His recent interviewees have included newspaper columnist Dan Barry (“I named the wrong newspaper, but he was kind enough not to correct me,” he recalls) and author Marc Aronson, who – among numerous other books – has written about the rescue of the Chilean miners, and more recently the school soccer team trapped in a cave in Thailand.


Heather Swift first moved to South Orange from Park Slope, Brooklyn 16 years ago. “I became aware of our local station in 2009 when the economy was causing a lot of people to lose their jobs,” she recalls. “I wanted to provide a service that offers free career coaching advice, tips and strategy, by tapping into my network of HR executives and local professionals.
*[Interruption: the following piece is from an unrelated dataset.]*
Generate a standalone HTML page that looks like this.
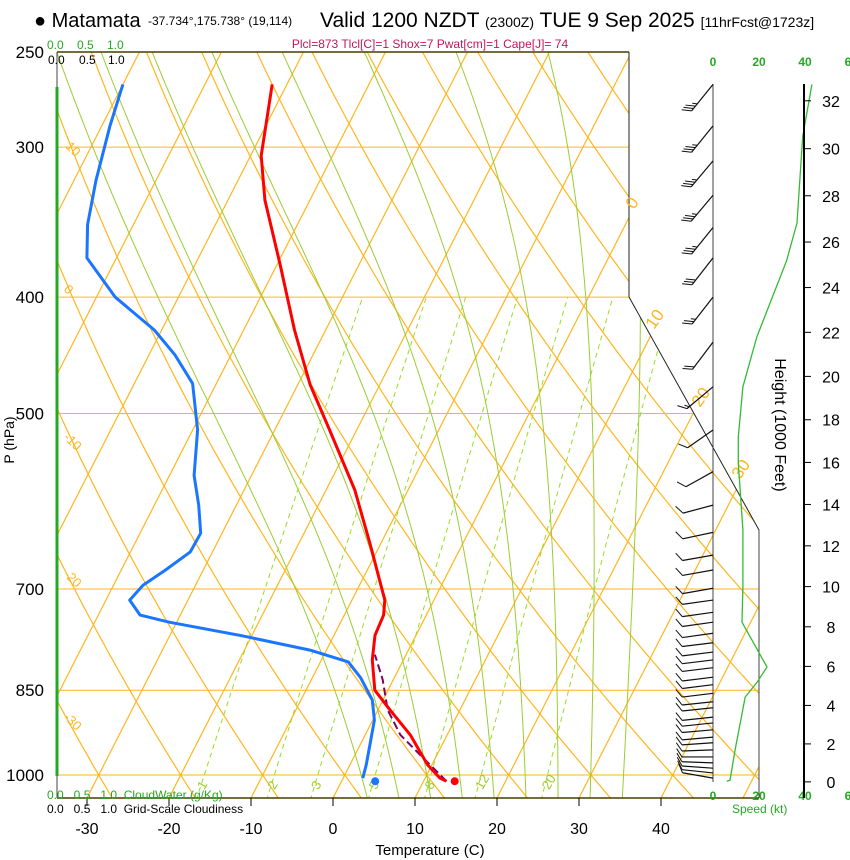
<!DOCTYPE html>
<html><head><meta charset="utf-8"><style>
html,body{margin:0;padding:0;background:#fff;}
svg{display:block;font-family:"Liberation Sans",sans-serif;}
</style></head><body>
<svg id="c" width="850" height="860" viewBox="0 0 850 860" xmlns="http://www.w3.org/2000/svg">
<defs><clipPath id="plotclip"><polygon points="57,52 629,52 629,297 759,530 759,798 57,798"/></clipPath></defs>
<g id="bg" clip-path="url(#plotclip)"></g>
<g id="data" clip-path="url(#plotclip)"></g>
<g id="ax"></g>
<g>
<text x="34" y="27" font-size="20">● Matamata</text>
<text x="148" y="25" font-size="12">-37.734°,175.738° (19,114)</text>
<text x="320" y="27" font-size="21">Valid 1200 NZDT <tspan font-size="14">(2300Z)</tspan> TUE 9 Sep 2025 <tspan font-size="14">[11hrFcst@1723z]</tspan></text>
<text x="430" y="48" font-size="12" fill="#c0185a" text-anchor="middle">Plcl=873 Tlcl[C]=1 Shox=7 Pwat[cm]=1 Cape[J]= 74</text>
</g>
<g font-size="12">
<text x="47" y="49" fill="#22aa22">0.0</text>
<text x="77" y="49" fill="#22aa22">0.5</text>
<text x="107" y="49" fill="#22aa22">1.0</text>
<text x="48" y="64" fill="#000">0.0</text>
<text x="79" y="64" fill="#000">0.5</text>
<text x="108" y="64" fill="#000">1.0</text>
<text x="47" y="799" fill="#22aa22">0.0&#160;&#160;&#160;0.5&#160;&#160;&#160;1.0&#160;&#160;CloudWater (g/Kg)</text>
<text x="47" y="813" fill="#000">0.0&#160;&#160;&#160;0.5&#160;&#160;&#160;1.0&#160;&#160;Grid-Scale Cloudiness</text>
<text x="732" y="813" fill="#22aa22">Speed (kt)</text>
</g>
<text x="430" y="855" font-size="15" text-anchor="middle">Temperature (C)</text>
<text x="14" y="440" font-size="14" text-anchor="middle" transform="rotate(-90 14 440)">P (hPa)</text>
<text x="775" y="425" font-size="16" text-anchor="middle" transform="rotate(90 775 425)">Height (1000 Feet)</text>
</svg>
<script>
// ---- data arrays ----
const tempP = [266,305,332,376,426,473,516,579,643,715,736,765,802,850,883,926,981,1006,1012];
const tempT = [-51.8,-48.7,-45.5,-39.6,-33.8,-28.5,-23.3,-16.5,-11.2,-6.0,-5.2,-5.0,-3.8,-1.6,1.5,5.5,9.5,11.8,12.8];
const dewP = [266,288,320,348,371,400,426,447,472,516,563,596,629,652,675,695,715,736,746,765,787,805,830,866,900,944,981,1006];
const dewT = [-70.0,-69.0,-67.3,-65.6,-63.6,-57.7,-50.9,-46.8,-42.9,-39.4,-37.0,-34.6,-32.6,-32.7,-34.6,-36.4,-37.1,-34.9,-30.9,-21.5,-12.0,-6.6,-4.1,-1.3,0.2,1.2,2.0,2.4];
const parcelP = [1012,981,926,883,833,794];
const parcelT = [12.8,9.8,4.3,1.2,-1.3,-3.8];
const sfcP = 1012, sfcT = 13.8, sfcTd = 4.1;
const windP = [266,288,308,329,350,371,400,436,475,516,559,596,628,656,675,699,715,732,746,762,776,790,802,814,829,841,855,869,879,895,905,917,930,940,953,966,977,987,996,1006];
const windDir = [219,219,220,220,219,218,218,217,230,235,241,255,258,260,260,260,262,262,262,262,263,263,263,263,263,263,263,264,264,264,264,265,265,266,268,270,272,274,276,280];
const windSpd = [35,35,35,35,35,30,25,20,15,10,10,10,10,10,10,10,10,10,10,10,10,10,10,10,10,10,10,10,10,10,10,10,10,10,10,10,10,10,10,10];
const spdP = [266,294,347,373,432,475,523,550,625,697,746,813,838,861,953,1010,1012];
const spdV = [43,39,36.5,32,19,13,11,11,13,13,12.6,23.5,19,14,9.6,7.4,6];
const tempTicks = [-30,-20,-10,0,10,20,30,40];
const presTicks = [250,300,400,500,700,850,1000];
const heightTicks = [0,2,4,6,8,10,12,14,16,18,20,22,24,26,28,30,32];
const mixRatios = [1,2,3,5,8,12,20];
const moistT0 = [2,6,10,14,18,22,26,30,34];
const dryTheta = [-40,-30,-20,-10,0,10,20,30,40,50,60,70,80,90,100,110,120,130,140,150,160,170];

// ---- scales ----
const NS='http://www.w3.org/2000/svg';
function yP(p){return 775+521.5*Math.log(p/1000);}
function xT(t,p){const y=yP(p);return 333+8.2*t+(798-y)*0.51;}
function mk(tag,attrs,parent){const e=document.createElementNS(NS,tag);for(const k in attrs)e.setAttribute(k,attrs[k]);parent.appendChild(e);return e;}
const bg=document.getElementById('bg'),dg=document.getElementById('data'),ax=document.getElementById('ax');
const OR='#ffb61e';
function pts(arrP,arrT){return arrP.map((p,i)=>xT(arrT[i],p).toFixed(1)+','+yP(p).toFixed(1)).join(' ');}

for(const p of presTicks){const l=mk('line',{x1:57,x2:760,y1:yP(p),y2:yP(p),stroke:OR,'stroke-width':1},bg);

}
for(let t=-120;t<=50;t+=10){const l=mk('line',{x1:xT(t,1050),y1:yP(1050),x2:xT(t,240),y2:yP(240),stroke:OR,'stroke-width':1.2},bg);

}
for(const th of dryTheta){const P=[],T=[];for(let p=1050;p>=240;p-=10){P.push(p);T.push((th+273.15)*Math.pow(p/1000,0.2857)-273.15);}
const l=mk('polyline',{points:pts(P,T),fill:'none',stroke:OR,'stroke-width':1.2},bg);

}
function es(tc){return 6.112*Math.exp(17.67*tc/(tc+243.5));}
for(const t0 of moistT0){let T=t0+273.15;const up=[],ut=[];
for(let p=1000;p>=240;p-=2){up.push(p);ut.push(T-273.15);const e=es(T-273.15),rs=0.622*e/(p-e);
const d=(287*T+2.5e6*rs)/(1005+2.5e6*2.5e6*rs*0.622/(287*T*T));T-=d*Math.log(p/(p-2));}
let T2=t0+273.15;const dp=[],dt=[];for(let p=1000;p<=1060;p+=2){dp.push(p);dt.push(T2-273.15);const e=es(T2-273.15),rs=0.622*e/(p-e);
const d=(287*T2+2.5e6*rs)/(1005+2.5e6*2.5e6*rs*0.622/(287*T2*T2));T2+=d*Math.log((p+2)/p);}
const l=mk('polyline',{points:pts(dp.reverse().concat(up),dt.reverse().concat(ut)),fill:'none',stroke:'#9acd32','stroke-width':1},bg);

}
for(const w of mixRatios){const P=[],T=[];for(let p=1050;p>=400;p-=10){const e=w*p/(622+w),L=Math.log(e/6.112);P.push(p);T.push(243.5*L/(17.67-L));}
const l=mk('polyline',{points:pts(P,T),fill:'none',stroke:'#99dd22','stroke-width':1,'stroke-dasharray':'5,4'},bg);


const e=w*1040/(622+w),L=Math.log(e/6.112),tt=243.5*L/(17.67-L);
const x0=xT(tt,1030)+4,y0=yP(1030);
const tx=mk('text',{x:x0,y:y0,'font-size':13,fill:'#99cc22',transform:'rotate(-60 '+x0+' '+y0+')'},ax);tx.textContent=w;

}

let ln=mk('polyline',{points:pts(dewP,dewT),fill:'none',stroke:'#1a75ff','stroke-width':3,'stroke-linejoin':'round'},dg);


ln=mk('polyline',{points:pts(parcelP,parcelT),fill:'none',stroke:'#800060','stroke-width':2,'stroke-dasharray':'8,4'},dg);


ln=mk('polyline',{points:pts(tempP,tempT),fill:'none',stroke:'#ff0000','stroke-width':3,'stroke-linejoin':'round'},dg);


ln=mk('circle',{cx:xT(sfcT,sfcP),cy:yP(sfcP),r:4,fill:'#ff0000'},ax);


ln=mk('circle',{cx:xT(sfcTd,sfcP),cy:yP(sfcP),r:4,fill:'#1a75ff'},ax);



ln=mk('polyline',{points:'57,52 629,52',fill:'none',stroke:'#4a3c00','stroke-width':1.5},ax);


ln=mk('polyline',{points:'629,52 629,297 759,530 759,798',fill:'none',stroke:'#222','stroke-width':1},ax);


ln=mk('line',{x1:57,x2:759,y1:798,y2:798,stroke:'#4a3c00','stroke-width':1.5},ax);


ln=mk('line',{x1:57,x2:57,y1:52,y2:798,stroke:'#444','stroke-width':1},ax);


ln=mk('line',{x1:57,x2:57,y1:87,y2:776,stroke:'#22aa22','stroke-width':3},ax);


for(const t of tempTicks){const x=333+8.2*t;
const tk=mk('line',{x1:x,x2:x,y1:798,y2:806,stroke:'#000'},ax);


const tx=mk('text',{x:x,y:834,'font-size':16,'text-anchor':'middle'},ax);tx.textContent=t;

}
for(const p of presTicks){const tx=mk('text',{x:44,y:yP(p)+6,'font-size':17,'text-anchor':'end'},ax);tx.textContent=p;

}
const thLab=[['10',65,147],['0',63,290],['-10',63,438],['-20',63,575],['-30',63,718]];
for(const [s,x,y] of thLab){const tx=mk('text',{x:x,y:y,'font-size':13,fill:OR,transform:'rotate(45 '+x+' '+y+')'},ax);tx.textContent=s;

}
const isoLab=[['0',634,210],['10',654,330],['20',700,408],['30',740,480]];
for(const [s,x,y] of isoLab){const tx=mk('text',{x:x,y:y,'font-size':17,fill:OR,transform:'rotate(-55 '+x+' '+y+')'},ax);tx.textContent=s;

}

ln=mk('line',{x1:713,x2:713,y1:84,y2:782,stroke:'#444','stroke-width':1},ax);


for(let i=0;i<windP.length;i++){const y=yP(windP[i]),d=windDir[i]*Math.PI/180;
const ux=Math.sin(d),uy=-Math.cos(d),L=windP[i]<500?34:31;
const ex=713+ux*L,ey=y+uy*L;
const s=mk('line',{x1:713,y1:y,x2:ex,y2:ey,stroke:'#111','stroke-width':1.2},ax);


const a=Math.atan2(uy,ux)+1.0,bx=Math.cos(a),by=Math.sin(a);
let sp=windSpd[i],k=0;
while(sp>=10){const px=ex-ux*k*3,py=ey-uy*k*3;
const b=mk('line',{x1:px,y1:py,x2:px+bx*10,y2:py+by*10,stroke:'#111','stroke-width':1},ax);

sp-=10;k++;}
if(sp>=5){const px=ex-ux*k*3,py=ey-uy*k*3;
const b=mk('line',{x1:px,y1:py,x2:px+bx*5,y2:py+by*5,stroke:'#111','stroke-width':1},ax);

}}
ln=mk('line',{x1:759,x2:759,y1:530,y2:798,stroke:'#444'},ax);


const spd=spdP.map((p,i)=>(713+spdV[i]*2.3).toFixed(1)+','+yP(p).toFixed(1)).join(' ');
ln=mk('polyline',{points:spd,fill:'none',stroke:'#33bb33','stroke-width':1.3},ax);


for(const [v,x] of [['0',713],['20',759],['40',805],['6',848]]){
for(const y of [66,800]){const tx=mk('text',{x:x,y:y,'font-size':12,fill:'#22aa22','text-anchor':'middle','font-weight':'bold'},ax);tx.textContent=v;

}}
ln=mk('line',{x1:804,x2:804,y1:84,y2:798,stroke:'#000','stroke-width':2},ax);


function pH(k){return 1013.25*Math.pow(1-6.8756e-6*k*1000,5.2559);}
for(const h of heightTicks){const y=yP(pH(h));
const tk=mk('line',{x1:804,x2:811,y1:y,y2:y,stroke:'#000'},ax);


const tx=mk('text',{x:831,y:y+6,'font-size':16,'text-anchor':'middle'},ax);tx.textContent=h;

}
</script>
</body></html>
I wanted to make a difference in an area I felt I could impact.”


The result was Career Corner. “Over time, the show has changed from mostly career advice to also learning about various careers and how people launched their profession or businesses, and the do’s and don’ts learned along the way,” she explains.


“Work should have an element of purpose and enjoyment; if they are missing in entirety, it is time for a change,” she adds. “People get scared to change, but we can all recreate ourselves – it is never too late.”


One Career Corner highlight for her, she says, was Guns ’N’ Roses drummer Frank Ferrer. “He revealed that his inspiration to become a rock star was sparked when, as a boy, he saw Kiss at Madison Square Garden. His hard work created the opportunity. In other words, he was at the right place at the right time.”

Heather Swift puts her professional expertise to work in her show Career Corner, helping people in work transition and sharing guidance from leaders in the recruiting field.

Swift regards the show as a two-way street: “Sometimes we are the coach and we help others,” she says. “Other times we require direction and need to be coached. Receiving and giving are both vital for true career success.”


In a sense, that is exactly what these SOMAtv broadcasters are doing: giving of themselves as volunteers, hour after hour, for the pleasure they say it gives them.


Elaine Durbach is a Maplewood-based writer and editor, and the author of "Roundabout," a love story.